Trainings for welders, chemical and mechanical examinations of materials, radiographic testing of welded joints – this is a brief description of duties performed by the Welding Institute in Tuzla. This institution is the only body in Bosnia and Herzegovina accredited by the International Institute of Welding, which means that their certificates are recognised throughout the world.
In addition to providing training services, the Welding Institute also provides expertise to all companies that are constructing demanding structures. It disposes of a state-of-art laboratory, equipped with numerous devices. The lab inventory was considerably improved by a donation provided by MEG project, which is financed and supported by the Swiss Government and implemented by the United Nations Development Programme (UNDP).
''We obtained state-of-art equipment for metallographic examinations in the framework of the Municipal Environmental and Economic Governance Project (MEG). The stereo zoom microscope and the metallographic microscope enabled us to conduct tests for all domestic companies, which will improve the quality and speed of all processes'', explained a mechanical engineer from the Welding Institute, Namik Džibrić.
They are using the devices, among other things, for testing the facility at the Thermal Power Plant Tuzla. ''We will test all welding works there'', says Džibrić.
Since high-quality welders are always in demand in the market, the most frequent clients of the institute are all the persons that would like to attend additional training, re-training or obtain welder certificates.
''Once a person completes the training and obtains a certificate, he/she is also accredited by the German Welding Institute. Our parent company from Germany also owns a stake in our institute and we comply with their work procedures and methods'', says Džibrić.
The path to the international welding certificate
By acquiring an international welding certificate, a person can choose in which country they would like to work. According to the Welding Institute in Tuzla, persons from this region mostly go to Germany. However, the path to obtaining such a certificate and acquiring the knowledge needed to manage the whole welding process is not easy. Four trainers, who have spent their whole work life in production, emphasize that the conditions during the training resemble those that await the trainees at construction sites and that the trainees go through all phases – from rough preparation works to fine welding works.
Trainings take place in a state-of-art workshop with 22 work stations and a separate room for grinding. Their usual clients are persons who wish to retrain and search for a job abroad, since this is one of bottleneck occupations in Western Europe.
''Many persons do not know what to expect and we provide them with a clear vision of the path to take and of their future profession'', say representatives of the Welding Institute. First, there is a theoretical part of the training, followed by practical training. ''A person can become a welder after 50 to 200 hours of training, depending on their motivation and talent'', adds Džibrić.
According to Muharem, one of the trainers with decades-old experience, who explains how a final product is obtained in compliance with European standards, being a welder does not only mean performing welding works. The largest part of the work consists of preparatory work, and the act of welding itself is simple.

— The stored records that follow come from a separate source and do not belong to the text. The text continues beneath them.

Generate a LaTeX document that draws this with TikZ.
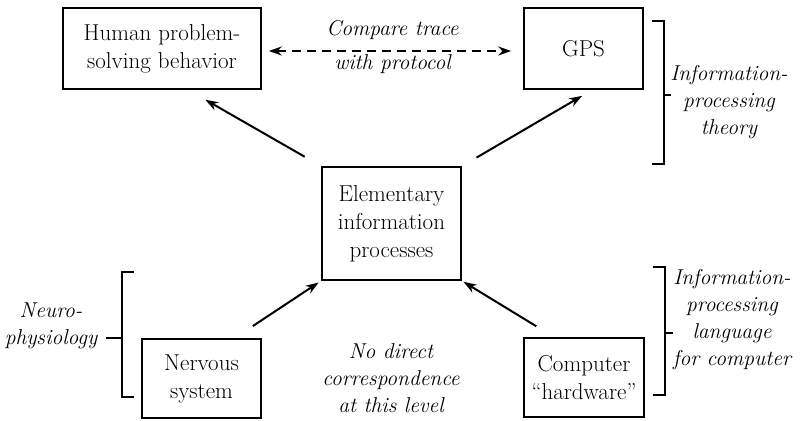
\documentclass[tikz,border=0pt]{standalone}
\usepackage{tikz}
\usetikzlibrary{positioning,arrows.meta}

\begin{document}
\begin{tikzpicture}[
  x=1pt, y=-1pt, >={Stealth[length=13pt, width=9pt]},
  font=\fontsize{23}{28}\selectfont,
  box/.style={draw, line width=1.6pt, align=center, inner sep=0pt},
  link/.style={line width=2pt},
  note/.style={font=\fontsize{21.5}{27}\selectfont\itshape, align=center, inner sep=0pt},
  brace/.style={line width=2pt},
]
  \useasboundingbox (0,0) rectangle (802,420);

  % the five boxes
  \node[box, minimum width=198pt, minimum height=81pt] (human) at (162,48.5)
        {Human problem-\\solving behavior};
  \node[box, minimum width=119pt, minimum height=81pt] (gps) at (583.5,48.5) {GPS};
  \node[box, minimum width=139pt, minimum height=113pt] (elem) at (391.5,223.5)
        {Elementary\\information\\processes};
  \node[box, minimum width=119pt, minimum height=79pt] (nerv) at (201.5,378.5)
        {Nervous\\system};
  \node[box, minimum width=120pt, minimum height=79pt] (comp) at (584,377.5)
        {Computer\\``hardware''};

  % arrows
  \draw[link, <->, dash pattern=on 9pt off 6pt, shorten <=7pt, shorten >=12pt]
        ([yshift=-2.5pt]human.east) -- ([yshift=-2.5pt]gps.west)
        node[note, midway, above=10pt] (cmp) {Compare trace}
        node[note, midway, below=3pt] (proto) {with protocol};
  \draw[link, ->, shorten <=19pt, shorten >=20pt] (elem.north west) -- ([xshift=26pt]human.south);
  \draw[link, ->, shorten <=17pt, shorten >=12pt] (elem.north east) -- ([xshift=9pt]gps.south);
  \draw[link, ->, shorten <=22pt, shorten >=3pt] ([xshift=33pt]nerv.north) -- (elem.south west);
  \draw[link, ->, shorten <=21pt, shorten >=2pt] ([xshift=31pt]comp.north west) -- (elem.south east);

  % brackets with their labels
  \draw[brace] (652,21) -- (664,21) -- (664,164) -- (652,164);
  \draw[brace] (664,95) -- (671,95);
  \node[note] (iptheory) at (729,102) {Information-\\processing\\theory};

  \draw[brace] (653,267) -- (665,267) -- (665,395) -- (653,395);
  \draw[brace] (665,333) -- (673,333);
  \node[note] (iplang) at (732,320) {Information-\\processing\\language\\for computer};

  \draw[brace] (134,272) -- (122,272) -- (122,397) -- (134,397);
  \draw[brace] (122,338) -- (106,338);
  \node[note] (neuro) at (51,326) {Neuro-\\physiology};

  \node[note] (nodirect) at (391,378) {No direct\\correspondence\\at this level};
\end{tikzpicture}
\end{document}
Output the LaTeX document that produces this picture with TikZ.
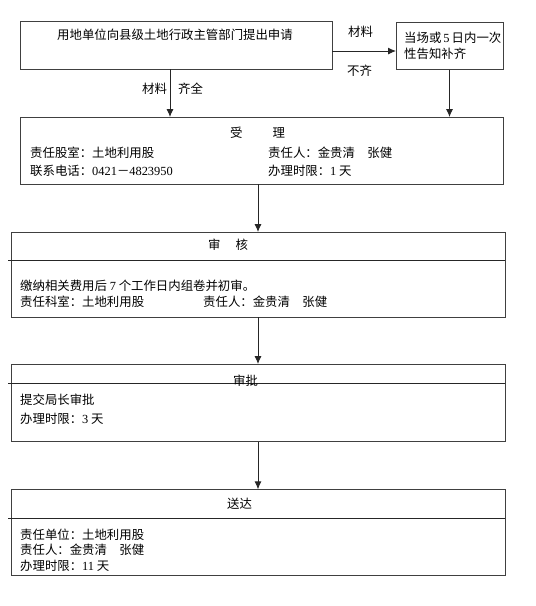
\documentclass[tikz,border=0pt]{standalone}
\usepackage{fontspec}
\setmainfont{Liberation Serif}
\newfontfamily\cjk{Noto Sans CJK SC}
\usetikzlibrary{arrows.meta}
\newcommand{\shu}[1]{{\rmfamily #1}}
\tikzset{
  kuang/.style={draw=black!75, line width=1pt, inner sep=0pt, outer sep=0pt},
  wenzi/.style={anchor=west, inner sep=0pt, font=\cjk\fontsize{12.4}{14}\selectfont},
  jiantou/.style={draw=black!85, line width=0.9pt, -{Latex[length=8pt,width=7pt]}},
  fenge/.style={draw=black!85, line width=0.9pt}
}
\begin{document}
\begin{tikzpicture}[x=1pt, y=-1pt]
  \useasboundingbox (0,0) rectangle (536,606);
  % 申请和补齐
  \node[kuang, minimum width=311.3pt, minimum height=47.6pt] (apply) at (176.4,45.5) {};
  \node[kuang, minimum width=107pt, minimum height=47.5pt] (notify) at (449.5,45.75) {};
  \node[wenzi] (t1) at (57,35) {用地单位向县级土地行政主管部门提出申请};
  \node[wenzi] (t2) at (404,38.3) {当场或\,\shu{5}\,日内一次};
  \node[wenzi] (t3) at (404,54.3) {性告知补齐};
  \draw[jiantou] ([yshift=-5.5pt]apply.east) -- ([yshift=-5.5pt]apply.east -| notify.west);
  \node[wenzi] (l1) at (348,32) {材料};
  \node[wenzi] (l2) at (347,71) {不齐};
  % 受理
  \node[kuang, minimum width=482.3pt, minimum height=67pt] (accept) at (261.9,150.5) {};
  \draw[jiantou] ([xshift=-6.4pt]apply.south) -- ([xshift=-6.4pt]apply.south |- accept.north);
  \draw[jiantou] (notify.south) -- (notify.south |- accept.north);
  \node[wenzi] (l3) at (142,89) {材料};
  \node[wenzi] (l4) at (178,89) {齐全};
  \node[wenzi] (t4) at (230,133) {受\hspace{30pt}理};
  \node[wenzi] (t5) at (30,152.7) {责任股室：土地利用股};
  \node[wenzi] (t6) at (268,152.7) {责任人：金贵清\quad 张健};
  \node[wenzi] (t7) at (30,170.7) {联系电话：\shu{0421}－\shu{4823950}};
  \node[wenzi] (t8) at (268,170.7) {办理时限：\shu{1} 天};
  % 审核
  \node[kuang, minimum width=494pt, minimum height=85pt] (check) at (258,274.5) {};
  \draw[jiantou] ([xshift=-3.9pt]accept.south) -- ([xshift=-3.9pt]accept.south |- check.north);
  \draw[fenge] ([xshift=-3pt]check.west |- 0,260.7) -- (check.east |- 0,260.7);
  \node[wenzi] (t9) at (208,245) {审\hspace{15pt}核};
  \node[wenzi] (t10) at (20,285.7) {缴纳相关费用后 \shu{7} 个工作日内组卷并初审。};
  \node[wenzi] (t11) at (20,302) {责任科室：土地利用股};
  \node[wenzi] (t12) at (203,302) {责任人：金贵清\quad 张健};
  % 审批
  \node[kuang, minimum width=494pt, minimum height=77.7pt] (approve) at (258,402.9) {};
  \draw[jiantou] (check.south) -- (approve.north);
  \draw[fenge] ([xshift=-3pt]approve.west |- 0,383.7) -- (approve.east |- 0,383.7);
  \node[wenzi] (t13) at (233,380.7) {审批};
  \node[wenzi] (t14) at (20,400) {提交局长审批};
  \node[wenzi] (t15) at (20,419) {办理时限：\shu{3} 天};
  % 送达
  \node[kuang, minimum width=494pt, minimum height=85.7pt] (deliver) at (258,532.2) {};
  \draw[jiantou] (approve.south) -- (deliver.north);
  \draw[fenge] ([xshift=-3pt]deliver.west |- 0,518.3) -- (deliver.east |- 0,518.3);
  \node[wenzi] (t16) at (227,503.3) {送达};
  \node[wenzi] (t17) at (20,535) {责任单位：土地利用股};
  \node[wenzi] (t18) at (20,550) {责任人：金贵清\quad 张健};
  \node[wenzi] (t19) at (20,565.7) {办理时限：\shu{11} 天};
\end{tikzpicture}
\end{document}
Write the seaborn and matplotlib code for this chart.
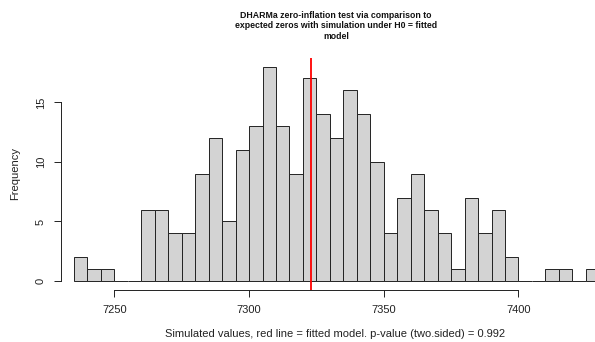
import numpy as np
import pandas as pd
import matplotlib
matplotlib.use("Agg")
import matplotlib.pyplot as plt
import seaborn as sns

# Data
bin_width = 5
bin_start = 7235
counts = [2, 1, 1, 0, 0, 6, 6, 4, 4, 9, 12, 5, 11, 13, 18, 13, 9, 17, 14, 12,
          16, 14, 10, 4, 7, 9, 6, 4, 1, 7, 4, 6, 2, 0, 0, 1, 1, 0, 1]
observed = 7323
x_ticks = [7250, 7300, 7350, 7400]
y_ticks = [0, 5, 10, 15]
title = ("DHARMa zero-inflation test via comparison to\n"
         "expected zeros with simulation under H0 = fitted\n"
         "model")
xlabel = "Simulated values, red line = fitted model. p-value (two.sided) = 0.992"
ylabel = "Frequency"

edges = bin_start + bin_width * np.arange(len(counts) + 1)
df = pd.DataFrame({"center": edges[:-1] + bin_width / 2,
                   "count": np.array(counts, dtype=float)})

sns.set_theme(style="white")
plt.rcParams['font.family'] = ['Liberation Sans', 'DejaVu Sans']

W, H = 595, 342
fig = plt.figure(figsize=(W / 100, H / 100), dpi=100)
left_px, right_px, top_px, bot_px = 61, 609, 58, 289.6
ax = fig.add_axes([left_px / W, 1 - bot_px / H, (right_px - left_px) / W,
                   (bot_px - top_px) / H])

sns.histplot(data=df, x="center", weights="count", bins=[float(e) for e in edges],
             ax=ax, color="#D3D3D3", alpha=1, edgecolor="#222222", linewidth=0.7)
ax.axvline(observed, color="red", linewidth=1.3)

ax.set_xlim(7230.2, 7433.6)
ax.set_ylim(-0.72, 18.72)
for s in ["top", "right"]:
    ax.spines[s].set_visible(False)
for s in ["left", "bottom"]:
    ax.spines[s].set_color("#222222")
    ax.spines[s].set_linewidth(0.7)
ax.spines["left"].set_bounds(0, 15)
ax.spines["bottom"].set_bounds(7250, 7400)
ax.set_xticks(x_ticks)
ax.set_yticks(y_ticks)
ax.tick_params(axis="both", direction="out", length=5, width=0.7,
               color="#222222", labelsize=8, labelcolor="#222222",
               bottom=True, left=True)
ax.tick_params(axis="x", pad=6)
ax.tick_params(axis="y", pad=6)
for lab in ax.get_yticklabels():
    lab.set_rotation(90)
    lab.set_va("center")
ax.set_xlabel(xlabel, fontsize=8, color="#222222", labelpad=10.5)
ax.set_ylabel(ylabel, fontsize=8, color="#222222", labelpad=11)
ax.grid(False)

fig.text(336 / W, 1 - 26 / H, title, ha="center", va="center",
         fontsize=6.35, fontweight="bold", linespacing=1.2, color="#111111")

fig.savefig("out.png", dpi=100)
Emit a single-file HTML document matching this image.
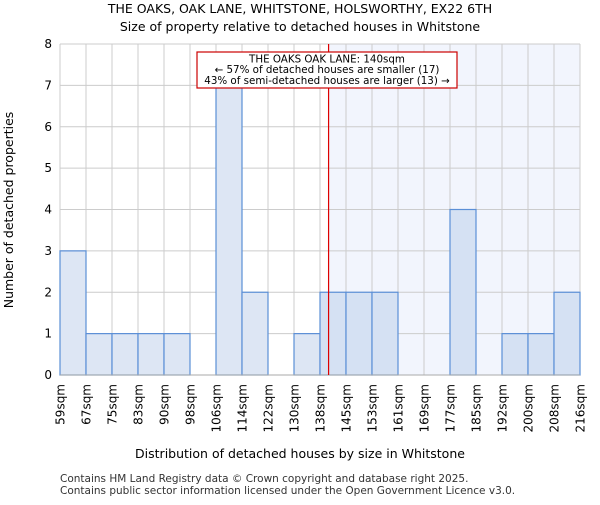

Muharem explains the challenges of the welding profession: ''The head of a construction site says, weld this, and the conditions are never ideal. Welders frequently have to be resourceful''.
''After the theoretical training, we take them to a booth, where they adjust the settings of the machine and weld samples in front of them.''
As the training progresses, the samples are put on the wall and then in a vertical position, so that a welder does not see the sample, which is out of sight. After this, they go over to welding pipes. The trainees have to learn here how to work with all welding positions that may occur at a construction site and be prepared for any difficulties during the training.
Laboratory testing of all samples
The trainees show whether they are truly ready for work in the field by taking a final exam after their training. ''We make x-rays of samples, just like dentists do'', says a mechanical engineer, Namik Džibrić, and opens the door of a state-of-art laboratory for us. A trainee obtains the test results only once the samples return from the lab, since the process of analysis at the lab requires time.
''The work results are obvious. Black colour on an x-ray shows impurities, and if everything is white, it means that the job was done properly.''
He also shows us an example how welding should not be done, a sample that contains a blatant mistake – the welding wire has not been removed. The black dots on an x-ray are remaining pores that indicate that the position of the welding gun was wrong during the welding process.
''Why is this dangerous – pores remaining on a bridge may, in combination with weathering and load, cause the bridge to break'', explains Džibrić.
Individual trainings cost between 1500 KM and 4000 KM, depending on the specialisation and the number of training hours. The procedure and the selected material determine the price. An individual licence costs 580 KM.
Since its establishment in 2005, the Welding Institute in Tuzla has successfully trained more than 3000 candidates in all welding procedures. Over the past ten years, the Welding Institute has also been successfully organising international specialisation courses for more than 100 welding engineers and technologists from the whole Bosnia and Herzegovina.